その気遣いに感謝しながら、シオンたちは崩れ落ちているクレスの方に視線を向ける。
「それで、こいつどうするの? 生きてるなら殺しておいた方がいいんじゃない?」
「……このままでいいよ。こんなところに長居してる時間も体力もないし……。それに……」
イリスは、顔の半分が焼けただれ、自慢の剣技を振るうための片腕も欠損。
そして、シオンたちの斬撃とイリスの一撃を受けた身体は、生きていることがかわいそうに思えるくらい無惨だった。

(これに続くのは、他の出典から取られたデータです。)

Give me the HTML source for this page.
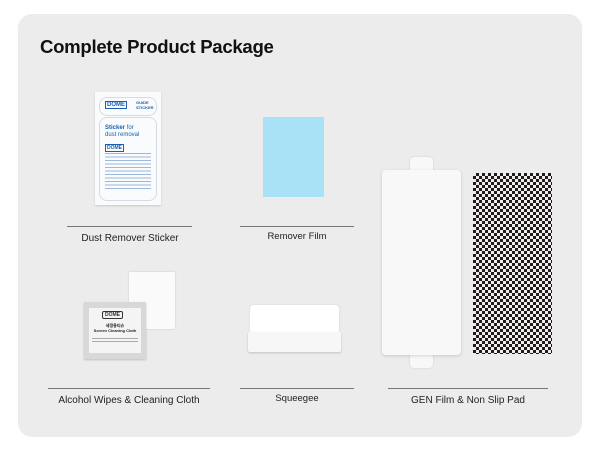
<!DOCTYPE html>
<html><head><style>
*{margin:0;padding:0;box-sizing:border-box}
body{width:600px;height:450px;background:#fff;position:relative;font-family:"Liberation Sans",sans-serif;overflow:hidden}
.card{position:absolute;left:18px;top:14px;width:564px;height:423px;background:#ececec;border-radius:14px}
.a{position:absolute}
.t{position:absolute;font-size:10px;color:#222;text-align:center}
.l{position:absolute;height:1px;background:#777}
</style></head><body>
<div class="card"></div>
<div class="a" style="left:40px;top:36px;font-size:18.6px;font-weight:bold;color:#111;letter-spacing:-0.3px">Complete Product Package</div>

<!-- sticker -->
<div class="a" style="left:95px;top:92px;width:66px;height:113px;background:#fafbfc;box-shadow:0 1px 2px rgba(0,0,0,.15)"></div>
<div class="a" style="left:99px;top:97px;width:58px;height:19px;border:1px solid #d5dbe3;border-radius:8px"></div>
<div class="a" style="left:105px;top:101px;font-size:6px;color:#1a5fb4;font-weight:bold;border:1px solid #1a5fb4;padding:0 1px">DOME</div>
<div class="a" style="left:136px;top:100px;font-size:4px;color:#1a5fb4;font-weight:bold;line-height:5px">GUIDE<br>STICKER</div>
<div class="a" style="left:99px;top:117px;width:58px;height:84px;border:1px solid #d5dbe3;border-radius:8px"></div>
<div class="a" style="left:105px;top:125px;font-size:6px;color:#1a5fb4;line-height:7px"><b>Sticker</b> for<br>dust removal</div>
<div class="a" style="left:105px;top:144px;font-size:5px;color:#1a5fb4;font-weight:bold;border:1px solid #1a5fb4;padding:0 1px">DOME</div>
<div class="a" style="left:105px;top:153px;width:46px;height:38px;background:repeating-linear-gradient(#9bb8dd 0 1px,transparent 1px 3.5px)"></div>

<div class="l" style="left:67px;top:226px;width:125px"></div>
<div class="t" style="left:50px;top:233px;width:160px">Dust Remover Sticker</div>

<!-- remover film -->
<div class="a" style="left:263px;top:117px;width:61px;height:80px;background:#a9e1f6"></div>
<div class="l" style="left:240px;top:226px;width:114px"></div>
<div class="t" style="left:230px;top:231px;width:134px;font-size:9.5px">Remover Film</div>

<!-- GEN film -->
<div class="a" style="left:410px;top:157px;width:23px;height:20px;background:#f8f8f8;border-radius:4px;box-shadow:0 0 2px rgba(0,0,0,.12)"></div>
<div class="a" style="left:410px;top:348px;width:23px;height:20px;background:#f8f8f8;border-radius:4px;box-shadow:0 0 2px rgba(0,0,0,.12)"></div>
<div class="a" style="left:382px;top:170px;width:79px;height:185px;background:#f8f8f8;border-radius:4px;box-shadow:0 1px 3px rgba(0,0,0,.15)"></div>
<div class="a" style="left:473px;top:173px;width:79px;height:181px;background:repeating-conic-gradient(#231a1a 0 25%,#eee 0 50%) 0 0/6px 6px"></div>
<div class="l" style="left:388px;top:388px;width:160px"></div>
<div class="t" style="left:388px;top:395px;width:160px">GEN Film &amp; Non Slip Pad</div>

<!-- alcohol wipes -->
<div class="a" style="left:129px;top:272px;width:46px;height:57px;background:#fafafa;box-shadow:0 0 2px rgba(0,0,0,.15)"></div>
<div class="a" style="left:84px;top:302px;width:62px;height:57px;background:#d8d8d8;box-shadow:0 1px 2px rgba(0,0,0,.2)"></div>
<div class="a" style="left:89px;top:308px;width:52px;height:45px;background:#f4f4f4"></div>
<div class="a" style="left:102px;top:311px;font-size:5px;font-weight:bold;color:#333;border:1px solid #333;border-radius:2px;padding:0 2px">DOME</div>
<div class="a" style="left:89px;top:323px;width:52px;font-size:4px;font-weight:bold;color:#222;text-align:center;line-height:5px">세정용티슈<br>Screen Cleaning Cloth</div>
<div class="a" style="left:92px;top:338px;width:46px;height:6px;background:repeating-linear-gradient(#aaa 0 1px,transparent 1px 3px)"></div>
<div class="l" style="left:48px;top:388px;width:162px"></div>
<div class="t" style="left:40px;top:395px;width:178px">Alcohol Wipes &amp; Cleaning Cloth</div>

<!-- squeegee -->
<div class="a" style="left:250px;top:305px;width:89px;height:30px;background:#fff;border-radius:4px;box-shadow:0 0 2px rgba(0,0,0,.1)"></div>
<div class="a" style="left:248px;top:332px;width:93px;height:20px;background:#f7f7f7;border-radius:2px;box-shadow:0 1px 2px rgba(0,0,0,.18)"></div>
<div class="l" style="left:240px;top:388px;width:114px"></div>
<div class="t" style="left:230px;top:393px;width:134px;font-size:9.5px">Squeegee</div>
</body></html>
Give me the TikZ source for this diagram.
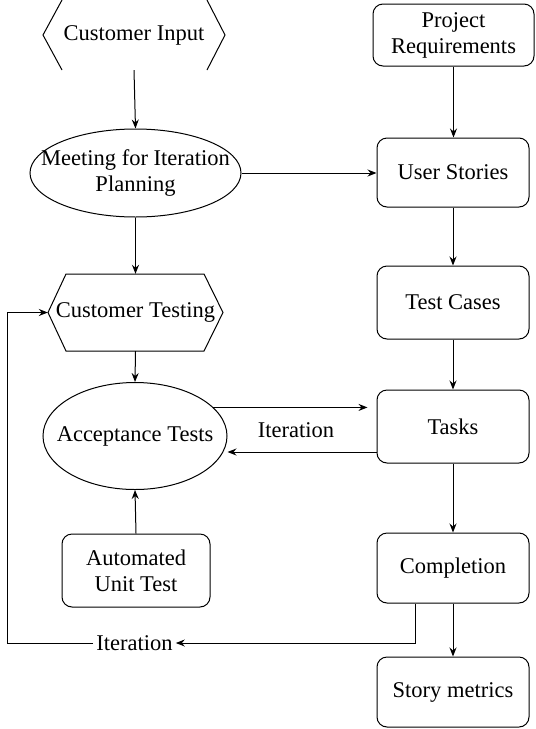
\documentclass[tikz,border=0pt]{standalone}
\usepackage{fontspec}
\setmainfont{Liberation Serif}
\usetikzlibrary{shapes.geometric,arrows.meta,calc}
\begin{document}
\begin{tikzpicture}[x=1pt,y=-1pt,
  every node/.style={font=\fontsize{22.5}{26}\selectfont, align=center},
  ln/.style={line width=1pt},
  arr/.style={line width=1pt,-{Stealth[length=9pt,width=7pt,inset=3pt]}},
  rbox/.style={draw, line width=1pt, rectangle, rounded corners=10pt, minimum width=152pt, inner sep=0pt},
  ell/.style={draw, line width=1pt, ellipse, inner sep=0pt},
  hexlabel/.style={inner sep=0pt}]
\useasboundingbox (0,0) rectangle (536,729);

% Customer Input (open hexagon sides)
\node[hexlabel, minimum width=182pt, minimum height=70pt] (cin) at (134,35) {Customer Input};
\draw[ln] (62,0) -- (43,35) -- (62,70);
\draw[ln] (207,0) -- (225,35) -- (207,70);

% Right column
\node[rbox, minimum width=161pt, minimum height=62pt] (preq) at (453.5,35) {Project\\Requirements};
\node[rbox, minimum height=69pt] (us) at (453,172.5) {User Stories};
\node[rbox, minimum height=73pt] (tc) at (453,302.5) {Test Cases};
\node[rbox, minimum height=73pt] (tasks) at (453,426.5) {Tasks};
\node[rbox, minimum height=70pt] (comp) at (453,568) {Completion};
\node[rbox, minimum height=70pt] (sm) at (453,692) {Story metrics};

% Left column
\node[ell, minimum width=211pt, minimum height=88pt] (meet) at (135.5,173) {};
\node[inner sep=0pt] (meettxt) at (meet.center) {Meeting for Iteration\\Planning};
\draw[ln] (66,274) -- (204,274) -- (223,312.5) -- (204,351) -- (66,351) -- (48,312.5) -- cycle;
\node[hexlabel, minimum width=175pt, minimum height=77pt] (ct) at (135.5,312.5) {Customer Testing};
\node[ell, minimum width=184pt, minimum height=107pt] (acc) at (135,436) {};
\node[inner sep=0pt] (acctxt) at (acc.center) {Acceptance Tests};
\node[rbox, minimum width=148pt, minimum height=73pt] (aut) at (136,570.5) {Automated\\Unit Test};

\node[inner sep=0pt] (itlab) at (296,430) {Iteration};
\node[inner sep=3pt] (iter2) at (134.5,643) {Iteration};
\coordinate (lp) at (7,312.5);

% Connectors
\draw[arr] (cin.south) -- (meet.north);
\draw[arr] (preq.south) -- (preq.south |- us.north);
\draw[arr] (meet.east) -- (meet.east -| us.west);
\draw[arr] (meet.south) -- (ct.north);
\draw[arr] (us.south) -- (tc.north);
\draw[arr] (tc.south) -- (tasks.north);
\draw[arr] (tasks.south) -- (comp.north);
\draw[arr] (comp.south) -- (sm.north);
\draw[arr] (ct.south) -- (acc.north);
\draw[arr] (aut.north) -- (acc.south);
\draw[arr, shorten >=9pt] (acc.20) -- (acc.20 -| tasks.west);
\draw[arr] ([yshift=-25.5pt]tasks.west) -- ([yshift=-25.5pt]tasks.west -| acc.east);
\draw[arr] ([xshift=-38pt]comp.south) |- (iter2.east);
\draw[arr] (iter2.west) -| (lp) -- (ct.west);
\end{tikzpicture}
\end{document}
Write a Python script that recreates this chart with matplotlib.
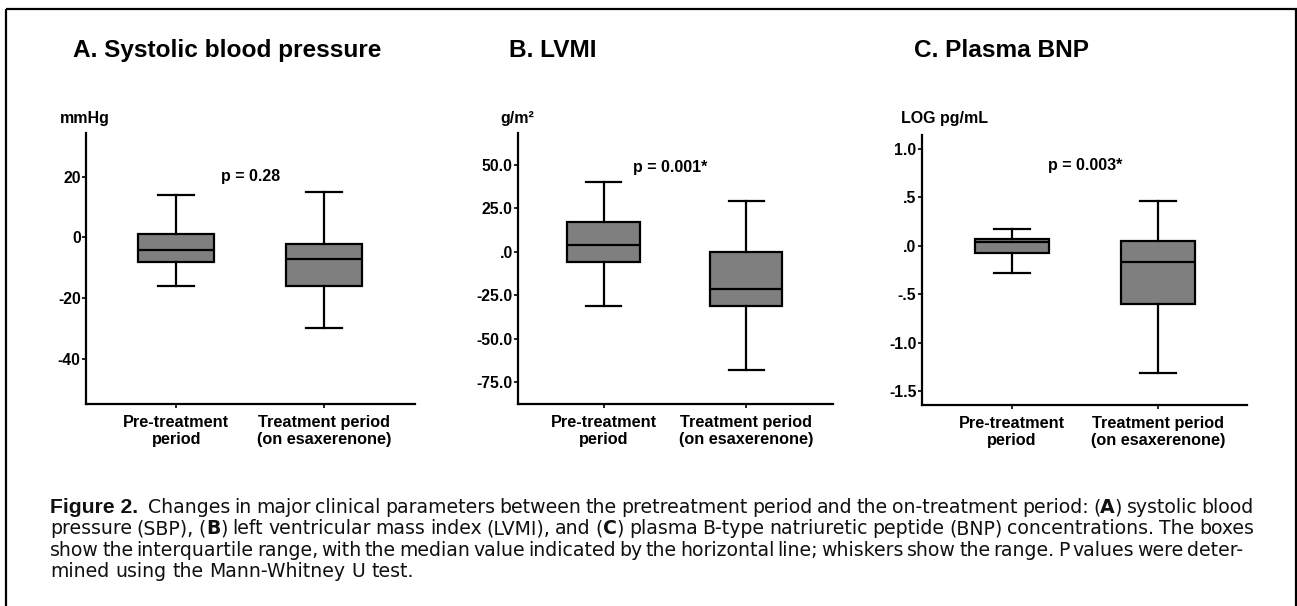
import matplotlib
matplotlib.use("Agg")
import matplotlib.pyplot as plt
from matplotlib import font_manager
from matplotlib.patches import Rectangle

# ---------------- data ----------------
groups = ["Pre-treatment\nperiod", "Treatment period\n(on esaxerenone)"]

titles = ["A. Systolic blood pressure", "B. LVMI", "C. Plasma BNP"]
units = ["mmHg", "g/m\u00b2", "LOG pg/mL"]
p_texts = ["p = 0.28", "p = 0.001*", "p = 0.003*"]

# five-number summaries per group: [whislo, q1, median, q3, whishi]
sbp_pre = [-16, -8, -4, 1, 14]
sbp_trt = [-30, -16, -7, -2, 15]
lvmi_pre = [-31, -6, 4, 17, 40]
lvmi_trt = [-68, -31, -21.5, 0, 29]
bnp_pre = [-0.28, -0.08, 0.035, 0.065, 0.175]
bnp_trt = [-1.31, -0.60, -0.165, 0.048, 0.457]

sbp_ticks = [20, 0, -20, -40]
sbp_ticklabels = ["20", "0", "-20", "-40"]
lvmi_ticks = [50, 25, 0, -25, -50, -75]
lvmi_ticklabels = ["50.0", "25.0", ".0", "-25.0", "-50.0", "-75.0"]
bnp_ticks = [1.0, 0.5, 0.0, -0.5, -1.0, -1.5]
bnp_ticklabels = ["1.0", ".5", ".0", "-.5", "-1.0", "-1.5"]

caption_label = "Figure 2."
caption_lines = [
    [("Changes in major clinical parameters between the pretreatment period and the on-treatment period: (", "r"),
     ("A", "b"), (") systolic blood", "r")],
    [("pressure (SBP), (", "r"), ("B", "b"), (") left ventricular mass index (LVMI), and (", "r"), ("C", "b"),
     (") plasma B-type natriuretic peptide (BNP) concentrations. The boxes", "r")],
    [("show the interquartile range, with the median value indicated by the horizontal line; whiskers show the range. P values were deter-", "r")],
    [("mined using the Mann-Whitney U test.", "r")],
]

# ---------------- layout ----------------
W, H = 1297, 606
fig = plt.figure(figsize=(W / 100, H / 100), dpi=100)
fig.patch.set_facecolor("white")

FONT = "Liberation Sans"

def fr(l, t, r, b):
    return [l / W, 1 - b / H, (r - l) / W, (b - t) / H]

panels = [
    dict(rect=fr(86, 133, 415, 404), ylim=(-55, 34.5), xlim=(0.39, 2.615), data=[sbp_pre, sbp_trt],
         ticks=sbp_ticks, labels=sbp_ticklabels, py=20.0, px=1.5,
         title_x=73, unit_x=60),
    dict(rect=fr(518, 133, 833, 404), ylim=(-87.5, 68.2), xlim=(0.40, 2.61), data=[lvmi_pre, lvmi_trt],
         ticks=lvmi_ticks, labels=lvmi_ticklabels, py=48.5, px=1.47,
         title_x=509, unit_x=500),
    dict(rect=fr(921.7, 135, 1246.7, 405), ylim=(-1.64, 1.14), xlim=(0.38, 2.61), data=[bnp_pre, bnp_trt],
         ticks=bnp_ticks, labels=bnp_ticklabels, py=0.83, px=1.5,
         title_x=914, unit_x=900.7),
]

LW = 1.6
for i, p in enumerate(panels):
    ax = fig.add_axes(p["rect"])
    stats = []
    for d in p["data"]:
        stats.append(dict(whislo=d[0], q1=d[1], med=d[2], q3=d[3], whishi=d[4], fliers=[]))
    ax.bxp(stats, positions=[1, 2], widths=0.51, capwidths=0.245, patch_artist=True, showfliers=False,
           boxprops=dict(facecolor="#7f7f7f", edgecolor="black", linewidth=LW),
           medianprops=dict(color="black", linewidth=LW),
           whiskerprops=dict(color="black", linewidth=LW),
           capprops=dict(color="black", linewidth=LW))
    ax.set_xlim(*p["xlim"])
    ax.set_ylim(*p["ylim"])
    ax.set_yticks(p["ticks"])
    ax.set_yticklabels(p["labels"], fontfamily=FONT, fontweight="bold", fontsize=11.3)
    ax.set_xticks([1, 2])
    ax.set_xticklabels(groups, fontfamily=FONT, fontweight="bold", fontsize=11.7, linespacing=1.15)
    ax.tick_params(axis="y", direction="out", length=3, width=1.2, pad=0.8, color="black")
    ax.tick_params(axis="x", direction="out", length=3, width=1.2, pad=5, color="black")
    for s in ["top", "right"]:
        ax.spines[s].set_visible(False)
    for s in ["left", "bottom"]:
        ax.spines[s].set_linewidth(LW)
    ax.patch.set_alpha(0)
    ax.text(p["px"], p["py"], p_texts[i], ha="center", va="center", fontfamily=FONT,
            fontweight="bold", fontsize=11.5)

# overlay axes in pixel coordinates for titles, units, caption and frame
ov = fig.add_axes([0, 0, 1, 1], zorder=-1)
ov.set_xlim(0, W)
ov.set_ylim(H, 0)
ov.axis("off")

ov.add_patch(Rectangle((6, 9), 1290, 640, fill=False, edgecolor="black", linewidth=1.6, clip_on=False))

for i, p in enumerate(panels):
    ov.text(p["title_x"], 56.7, titles[i], ha="left", va="baseline", fontfamily=FONT,
            fontweight="bold", fontsize=17.6)
    ov.text(p["unit_x"], 118, units[i], ha="left", va="center", fontfamily=FONT,
            fontweight="bold", fontsize=11.5)

# ---- caption (justified) ----
fm_names = {f.name for f in font_manager.fontManager.ttflist}
narrow = "Liberation Sans Narrow" if "Liberation Sans Narrow" in fm_names else FONT
renderer = fig.canvas.get_renderer()
CAP_SIZE = 13.6
CAP_FONT = "DejaVu Sans"

def style(kind):
    if kind == "b":
        return dict(fontfamily=CAP_FONT, fontweight="bold", fontsize=CAP_SIZE)
    return dict(fontfamily=CAP_FONT, fontweight="normal", fontsize=CAP_SIZE)

def width_of(s, kind):
    t = ov.text(0, 0, s, **style(kind))
    w = t.get_window_extent(renderer).width
    t.remove()
    return w

def split_words(line):
    words = [[]]
    for txt, kind in line:
        parts = txt.split(" ")
        for j, part in enumerate(parts):
            if j > 0:
                words.append([])
            if part:
                words[-1].append((part, kind))
    return [w for w in words if w]

baselines = [513, 534.3, 555.6, 576.9]
starts = [148, 50, 50, 50]
targets = [1254, 1254, 1243, None]

ov.text(50, baselines[0], caption_label, ha="left", va="baseline", color="#111111",
        fontfamily=narrow, fontweight="bold", fontsize=15.2)

space_w = width_of("a a", "r") - width_of("aa", "r")
for li, line in enumerate(caption_lines):
    words = split_words(line)
    widths = [sum(width_of(t, k) for t, k in w) for w in words]
    ngaps = len(words) - 1
    x0 = starts[li]
    if targets[li] is not None and ngaps > 0:
        gap = (targets[li] - x0 - sum(widths)) / ngaps
    else:
        gap = space_w
    x = x0
    for wi, w in enumerate(words):
        for t, k in w:
            ov.text(x, baselines[li], t, ha="left", va="baseline", color="#111111", **style(k))
            x += width_of(t, k)
        x += gap

fig.savefig("out.png", dpi=100, facecolor="white")
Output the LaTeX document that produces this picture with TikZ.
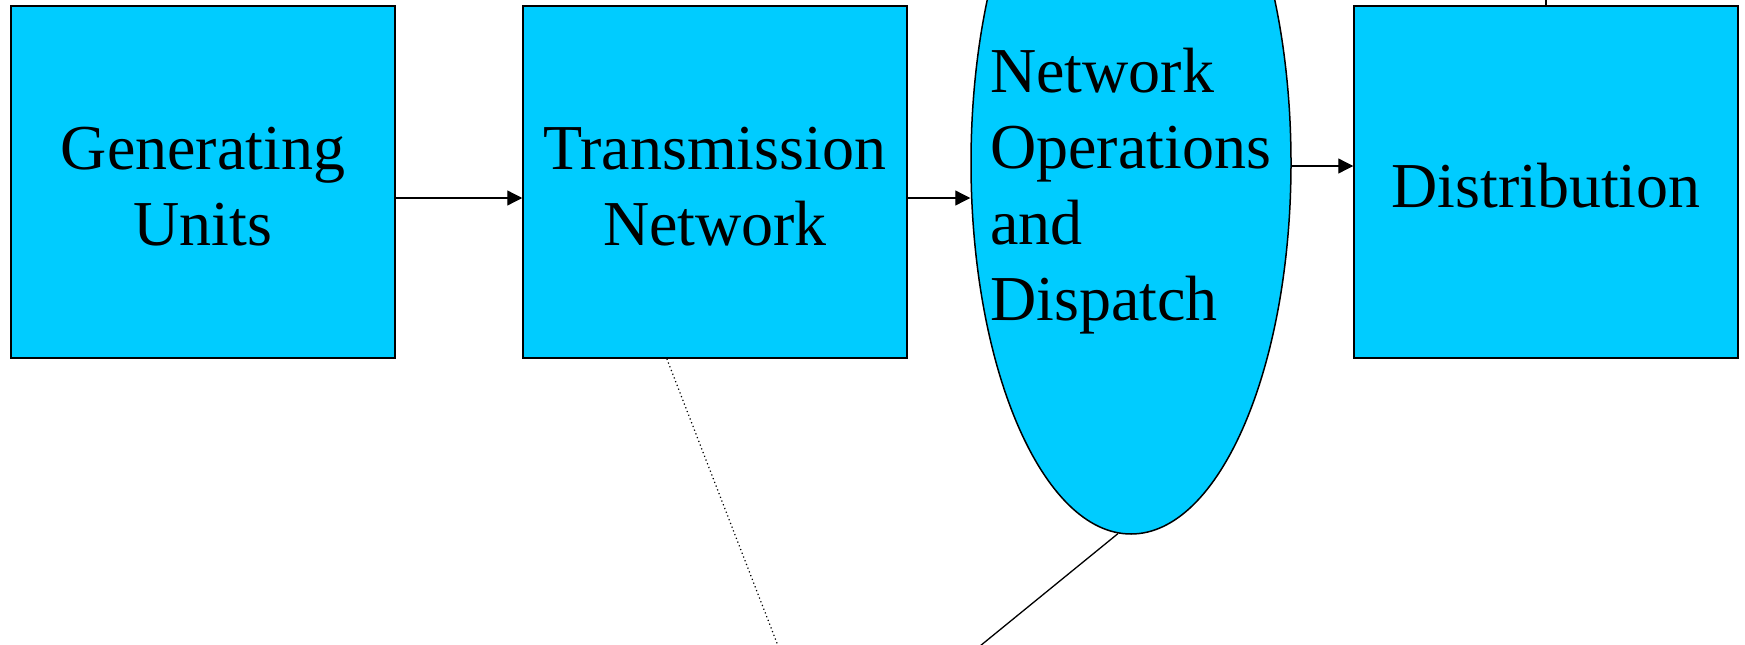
\documentclass[tikz,border=0pt]{standalone}
\usepackage{fontspec}
\setmainfont{Liberation Serif}
\usetikzlibrary{shapes.geometric,arrows.meta,calc}
\definecolor{boxcyan}{RGB}{0,204,255}
\begin{document}
\begin{tikzpicture}[x=1pt,y=-1pt,
  bigfont/.style={font=\fontsize{64}{76}\selectfont},
  box/.style={draw,line width=1.5pt,fill=boxcyan,minimum width=384pt,minimum height=352pt,inner sep=0pt},
  boxtext/.style={bigfont,align=center,inner sep=0pt},
  oval/.style={draw,line width=1.5pt,fill=boxcyan,ellipse,minimum width=320pt,minimum height=742pt,inner sep=0pt},
  arr/.style={-{Triangle[length=15pt,width=15pt]},line width=1.3pt},
  link/.style={line width=1.3pt},
  dotlink/.style={line width=1.2pt,dash pattern=on 1.2pt off 2.8pt}]
\useasboundingbox (0,0) rectangle (1745,645);
\clip (0,0) rectangle (1745,645);
\node[box] (gu) at (203,182) {};
\node[box] (tn) at (715,182) {};
\node[box] (ds) at (1546,182) {};
\node[boxtext] (gutx) at ([yshift=-4.5pt]gu.center) {Generating\\Units};
\node[boxtext] (tntx) at ([yshift=-4.5pt]tn.center) {Transmission\\Network};
\node[boxtext] (dstx) at ([yshift=-3.5pt]ds.center) {Distribution};
\node[oval] (ne) at (1131,163) {};
\node[bigfont,align=left,inner sep=0pt,anchor=west] (netx) at (990,191) {Network\\Operations\\and\\Dispatch};
\coordinate (r1) at (0,198);
\coordinate (r2) at (0,166);
\draw[arr] (gu.east |- r1) -- (tn.west |- r1);
\draw[arr] (tn.east |- r1) -- (ne.west |- r1);
\draw[arr] (ne.east |- r2) -- (ds.west |- r2);
\coordinate (dstart) at ($(tn.south west)!0.375!(tn.south east)$);
\coordinate (dend) at (799,700);
\draw[dotlink] (dstart) -- (dend);
\coordinate (send) at (926,690);
\draw[link] (ne.268) -- (send);
\coordinate (tend) at (1546,-40);
\draw[link] (ds.north) -- (tend);
\end{tikzpicture}
\end{document}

「この人には、お似合いの末路だと思う。力を求めた結果、相手の実力を見誤り、本当の強さの前に負けたんだから」
「本当の強さ?」
「うん。誰かを守りたいって、誰かの力になりたいっていう純粋な思いがくれる強さ。それの前に、この人は敗北したんだよ」
イリスは、シオンとカノを見て、優しく微笑んだ。
その真っ直ぐで暖かな言葉に、二人は顔を見合わせて、少しだけ気恥しそうにする。
「……シオンといい、あんたといい、どうしてそうも恥ずかしいことを真っ直ぐに言えるのかしら」
カノは、ため息をつきながら、呆れたように口を開いた。
「えーっと……それ、褒めてる?」
「きっと褒めてくれてるんじゃない? この子、素直じゃなさそうだし」
彼女の言葉に、シオンは困惑し、イリスは彼女の反応を見て笑っていた。
「……分かった気にならないでよ」
二人の反応に、不機嫌そうな顔をするカノ。
「とりあえず、どこかの街に行って治療と休憩しよっか。みんなボロボロだし」
そんな不機嫌そうなカノの頬をイリスが指で突き、その手を煩わしそうに払いのける。
「さんせーい……もう、今にも倒れそう……」
「ふふっ。じゃあ、行こっか」
三人は、ボロボロの身体を引きずり、歩き出す。
こうして、シオンたちの戦いは、夕暮れと共に終わりを迎えるのであった。